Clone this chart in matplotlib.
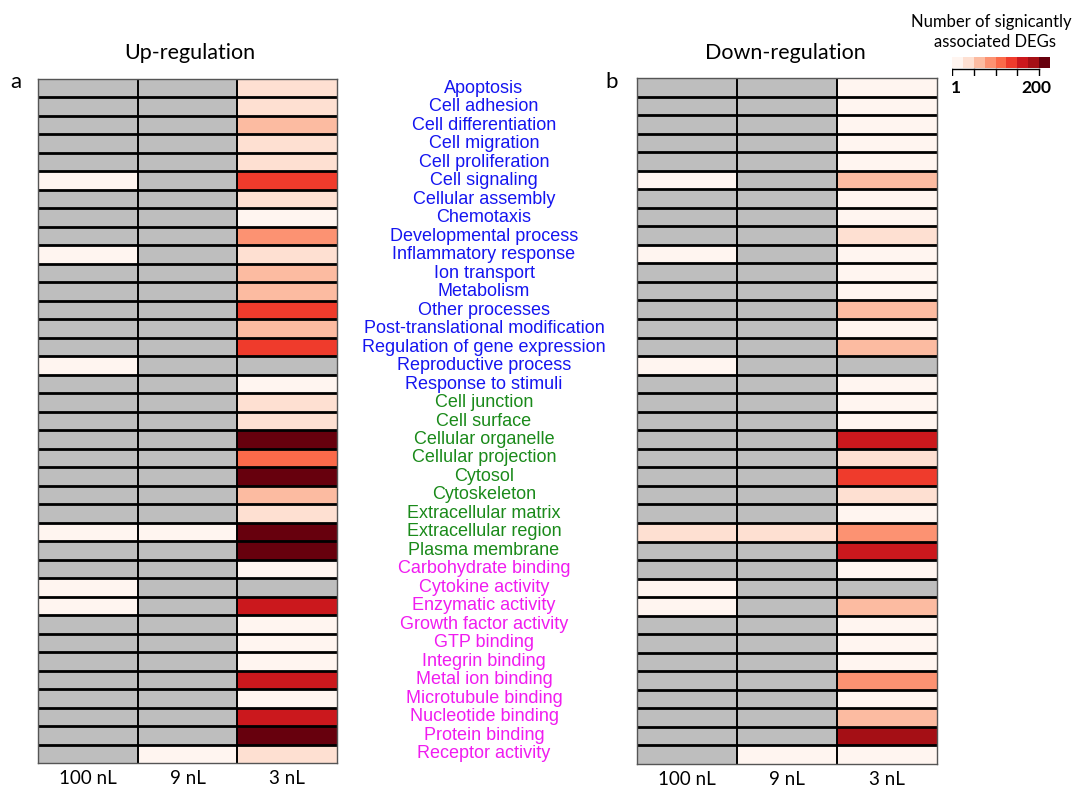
import numpy as np
import matplotlib
matplotlib.use("Agg")
import matplotlib.pyplot as plt
from matplotlib.colors import ListedColormap, BoundaryNorm

# GO categories (top to bottom) and label groups
terms = [
    "Apoptosis", "Cell adhesion", "Cell differentiation", "Cell migration",
    "Cell proliferation", "Cell signaling", "Cellular assembly", "Chemotaxis",
    "Developmental process", "Inflammatory response", "Ion transport",
    "Metabolism", "Other processes", "Post-translational modification",
    "Regulation of gene expression", "Reproductive process",
    "Response to stimuli",
    "Cell junction", "Cell surface", "Cellular organelle",
    "Cellular projection", "Cytosol", "Cytoskeleton", "Extracellular matrix",
    "Extracellular region", "Plasma membrane",
    "Carbohydrate binding", "Cytokine activity", "Enzymatic activity",
    "Growth factor activity", "GTP binding", "Integrin binding",
    "Metal ion binding", "Microtubule binding", "Nucleotide binding",
    "Protein binding", "Receptor activity",
]
groups = ["process"] * 17 + ["component"] * 9 + ["function"] * 11
group_colors = {"process": "#1515f0", "component": "#1a8a1a", "function": "#f01cf0"}

doses = ["100 nL", "9 nL", "3 nL"]

# colour class (1..9 on the 1-200 scale), nan = not associated (grey)
n = np.nan
up_100 = [n, n, n, n, n, 1, n, n, n, 1, n, n, n, n, n, 1, n, n, n, n, n, n, n, n, 1, n, n, 1, 1, n, n, n, n, n, n, n, n]
up_9   = [n, n, n, n, n, n, n, n, n, n, n, n, n, n, n, n, n, n, n, n, n, n, n, n, 1, n, n, n, n, n, n, n, n, n, n, n, 1]
up_3   = [2, 2, 3, 2, 2, 6, 2, 1, 4, 2, 3, 3, 6, 3, 6, n, 1, 2, 2, 9, 5, 9, 3, 2, 9, 9, 1, n, 7, 1, 1, 1, 7, 1, 7, 9, 2]

down_100 = [n, n, n, n, n, 1, n, n, n, 1, n, n, n, n, n, 1, n, n, n, n, n, n, n, n, 2, n, n, 1, 1, n, n, n, n, n, n, n, n]
down_9   = [n, n, n, n, n, n, n, n, n, n, n, n, n, n, n, n, n, n, n, n, n, n, n, n, 2, n, n, n, n, n, n, n, n, n, n, n, 1]
down_3   = [1, 1, 1, 1, 1, 3, 1, 1, 2, 1, 1, 1, 3, 1, 3, n, 1, 1, 1, 7, 2, 6, 2, 1, 4, 7, 1, n, 3, 1, 1, 1, 4, 1, 3, 8, 1]

reds9 = ["#fff5f0", "#fee0d2", "#fcbba1", "#fc9272", "#fb6a4a",
         "#ef3b2c", "#cb181d", "#a50f15", "#67000d"]
cmap = ListedColormap(reds9)
cmap.set_bad("#bebebe")
norm = BoundaryNorm(np.arange(0.5, 10.5, 1), cmap.N)

W, H = 1072, 790
fig = plt.figure(figsize=(W / 100, H / 100), dpi=100)


def px_axes(x0, y0, x1, y1):
    return fig.add_axes([x0 / W, 1 - y1 / H, (x1 - x0) / W, (y1 - y0) / H])


def draw_panel(ax, cols):
    data = np.ma.masked_invalid(np.array(cols, dtype=float).T)
    nr, nc = data.shape
    ax.pcolormesh(data, cmap=cmap, norm=norm, edgecolors="none")
    ax.set_facecolor("#bebebe")
    ax.hlines(np.arange(1, nr), 0, nc, colors="black", lw=2.0)
    ax.vlines(np.arange(1, nc), 0, nr, colors="black", lw=1.4)
    ax.set_xlim(0, nc)
    ax.set_ylim(nr, 0)
    ax.set_xticks(np.arange(nc) + 0.5)
    ax.set_xticklabels(doses, fontsize=13.5, family="Lato")
    ax.tick_params(axis="x", length=0, pad=5)
    ax.set_yticks([])
    for s in ax.spines.values():
        s.set_color("#555555")
        s.set_linewidth(1.0)


ax_up = px_axes(38, 79, 337, 763)
draw_panel(ax_up, [up_100, up_9, up_3])
ax_dn = px_axes(637, 78, 937, 764)
draw_panel(ax_dn, [down_100, down_9, down_3])

# panel titles and letters
fig.text(190 / W, 1 - 53 / H, "Up-regulation", ha="center", va="center",
         fontsize=15.5, family="Lato")
fig.text(785 / W, 1 - 53 / H, "Down-regulation", ha="center", va="center",
         fontsize=15.5, family="Lato")
fig.text(16 / W, 1 - 82 / H, "a", ha="center", va="center", fontsize=16, family="Lato")
fig.text(612 / W, 1 - 82 / H, "b", ha="center", va="center", fontsize=16, family="Lato")

# category labels between the panels
for i, (t, g) in enumerate(zip(terms, groups)):
    ax_up.annotate(t, xy=(0, i + 0.5), xycoords=("axes fraction", "data"),
                   xytext=(484 / W, 0), textcoords=("figure fraction", "offset points"),
                   ha="center", va="center", fontsize=13, family="Liberation Sans",
                   color=group_colors[g], annotation_clip=False)

# colour scale legend
ax_leg = px_axes(952, 57, 1050, 76)
ax_leg.imshow(np.arange(9)[None, :], cmap=cmap, aspect="auto",
              extent=(0, 9, 0, 1))
ax_leg.set_xlim(0, 9)
ax_leg.set_ylim(-0.75, 1)
ax_leg.plot([0, 8], [-0.1, -0.1], color="black", lw=1.0)
for xt in range(0, 9, 2):
    ax_leg.plot([xt, xt], [-0.1, -0.65], color="black", lw=1.0)
ax_leg.axis("off")
fig.text(991 / W, 1 - 22 / H, "Number of signicantly", ha="center", va="center",
         fontsize=12, family="Lato")
fig.text(995 / W, 1 - 42 / H, "associated DEGs", ha="center", va="center",
         fontsize=12, family="Lato")
fig.text(956 / W, 1 - 88 / H, "1", ha="center", va="center", fontsize=12.5,
         family="Lato", weight="bold")
fig.text(1051 / W, 1 - 88 / H, "200", ha="right", va="center", fontsize=12.5,
         family="Lato", weight="bold")

fig.savefig("out.png", dpi=100, facecolor="white")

——

Repeat verbatim all the material, but not the pictures.

Clone this chart in matplotlib.
import numpy as np
import matplotlib
matplotlib.use("Agg")
import matplotlib.pyplot as plt
from matplotlib.colors import ListedColormap, BoundaryNorm

# GO categories (top to bottom) and label groups
terms = [
    "Apoptosis", "Cell adhesion", "Cell differentiation", "Cell migration",
    "Cell proliferation", "Cell signaling", "Cellular assembly", "Chemotaxis",
    "Developmental process", "Inflammatory response", "Ion transport",
    "Metabolism", "Other processes", "Post-translational modification",
    "Regulation of gene expression", "Reproductive process",
    "Response to stimuli",
    "Cell junction", "Cell surface", "Cellular organelle",
    "Cellular projection", "Cytosol", "Cytoskeleton", "Extracellular matrix",
    "Extracellular region", "Plasma membrane",
    "Carbohydrate binding", "Cytokine activity", "Enzymatic activity",
    "Growth factor activity", "GTP binding", "Integrin binding",
    "Metal ion binding", "Microtubule binding", "Nucleotide binding",
    "Protein binding", "Receptor activity",
]
groups = ["process"] * 17 + ["component"] * 9 + ["function"] * 11
group_colors = {"process": "#1515f0", "component": "#1a8a1a", "function": "#f01cf0"}

doses = ["100 nL", "9 nL", "3 nL"]

# colour class (1..9 on the 1-200 scale), nan = not associated (grey)
n = np.nan
up_100 = [n, n, n, n, n, 1, n, n, n, 1, n, n, n, n, n, 1, n, n, n, n, n, n, n, n, 1, n, n, 1, 1, n, n, n, n, n, n, n, n]
up_9   = [n, n, n, n, n, n, n, n, n, n, n, n, n, n, n, n, n, n, n, n, n, n, n, n, 1, n, n, n, n, n, n, n, n, n, n, n, 1]
up_3   = [2, 2, 3, 2, 2, 6, 2, 1, 4, 2, 3, 3, 6, 3, 6, n, 1, 2, 2, 9, 5, 9, 3, 2, 9, 9, 1, n, 7, 1, 1, 1, 7, 1, 7, 9, 2]

down_100 = [n, n, n, n, n, 1, n, n, n, 1, n, n, n, n, n, 1, n, n, n, n, n, n, n, n, 2, n, n, 1, 1, n, n, n, n, n, n, n, n]
down_9   = [n, n, n, n, n, n, n, n, n, n, n, n, n, n, n, n, n, n, n, n, n, n, n, n, 2, n, n, n, n, n, n, n, n, n, n, n, 1]
down_3   = [1, 1, 1, 1, 1, 3, 1, 1, 2, 1, 1, 1, 3, 1, 3, n, 1, 1, 1, 7, 2, 6, 2, 1, 4, 7, 1, n, 3, 1, 1, 1, 4, 1, 3, 8, 1]

reds9 = ["#fff5f0", "#fee0d2", "#fcbba1", "#fc9272", "#fb6a4a",
         "#ef3b2c", "#cb181d", "#a50f15", "#67000d"]
cmap = ListedColormap(reds9)
cmap.set_bad("#bebebe")
norm = BoundaryNorm(np.arange(0.5, 10.5, 1), cmap.N)

W, H = 1072, 790
fig = plt.figure(figsize=(W / 100, H / 100), dpi=100)


def px_axes(x0, y0, x1, y1):
    return fig.add_axes([x0 / W, 1 - y1 / H, (x1 - x0) / W, (y1 - y0) / H])


def draw_panel(ax, cols):
    data = np.ma.masked_invalid(np.array(cols, dtype=float).T)
    nr, nc = data.shape
    ax.pcolormesh(data, cmap=cmap, norm=norm, edgecolors="none")
    ax.set_facecolor("#bebebe")
    ax.hlines(np.arange(1, nr), 0, nc, colors="black", lw=2.0)
    ax.vlines(np.arange(1, nc), 0, nr, colors="black", lw=1.4)
    ax.set_xlim(0, nc)
    ax.set_ylim(nr, 0)
    ax.set_xticks(np.arange(nc) + 0.5)
    ax.set_xticklabels(doses, fontsize=13.5, family="Lato")
    ax.tick_params(axis="x", length=0, pad=5)
    ax.set_yticks([])
    for s in ax.spines.values():
        s.set_color("#555555")
        s.set_linewidth(1.0)


ax_up = px_axes(38, 79, 337, 763)
draw_panel(ax_up, [up_100, up_9, up_3])
ax_dn = px_axes(637, 78, 937, 764)
draw_panel(ax_dn, [down_100, down_9, down_3])

# panel titles and letters
fig.text(190 / W, 1 - 53 / H, "Up-regulation", ha="center", va="center",
         fontsize=15.5, family="Lato")
fig.text(785 / W, 1 - 53 / H, "Down-regulation", ha="center", va="center",
         fontsize=15.5, family="Lato")
fig.text(16 / W, 1 - 82 / H, "a", ha="center", va="center", fontsize=16, family="Lato")
fig.text(612 / W, 1 - 82 / H, "b", ha="center", va="center", fontsize=16, family="Lato")

# category labels between the panels
for i, (t, g) in enumerate(zip(terms, groups)):
    ax_up.annotate(t, xy=(0, i + 0.5), xycoords=("axes fraction", "data"),
                   xytext=(484 / W, 0), textcoords=("figure fraction", "offset points"),
                   ha="center", va="center", fontsize=13, family="Liberation Sans",
                   color=group_colors[g], annotation_clip=False)

# colour scale legend
ax_leg = px_axes(952, 57, 1050, 76)
ax_leg.imshow(np.arange(9)[None, :], cmap=cmap, aspect="auto",
              extent=(0, 9, 0, 1))
ax_leg.set_xlim(0, 9)
ax_leg.set_ylim(-0.75, 1)
ax_leg.plot([0, 8], [-0.1, -0.1], color="black", lw=1.0)
for xt in range(0, 9, 2):
    ax_leg.plot([xt, xt], [-0.1, -0.65], color="black", lw=1.0)
ax_leg.axis("off")
fig.text(991 / W, 1 - 22 / H, "Number of signicantly", ha="center", va="center",
         fontsize=12, family="Lato")
fig.text(995 / W, 1 - 42 / H, "associated DEGs", ha="center", va="center",
         fontsize=12, family="Lato")
fig.text(956 / W, 1 - 88 / H, "1", ha="center", va="center", fontsize=12.5,
         family="Lato", weight="bold")
fig.text(1051 / W, 1 - 88 / H, "200", ha="right", va="center", fontsize=12.5,
         family="Lato", weight="bold")

fig.savefig("out.png", dpi=100, facecolor="white")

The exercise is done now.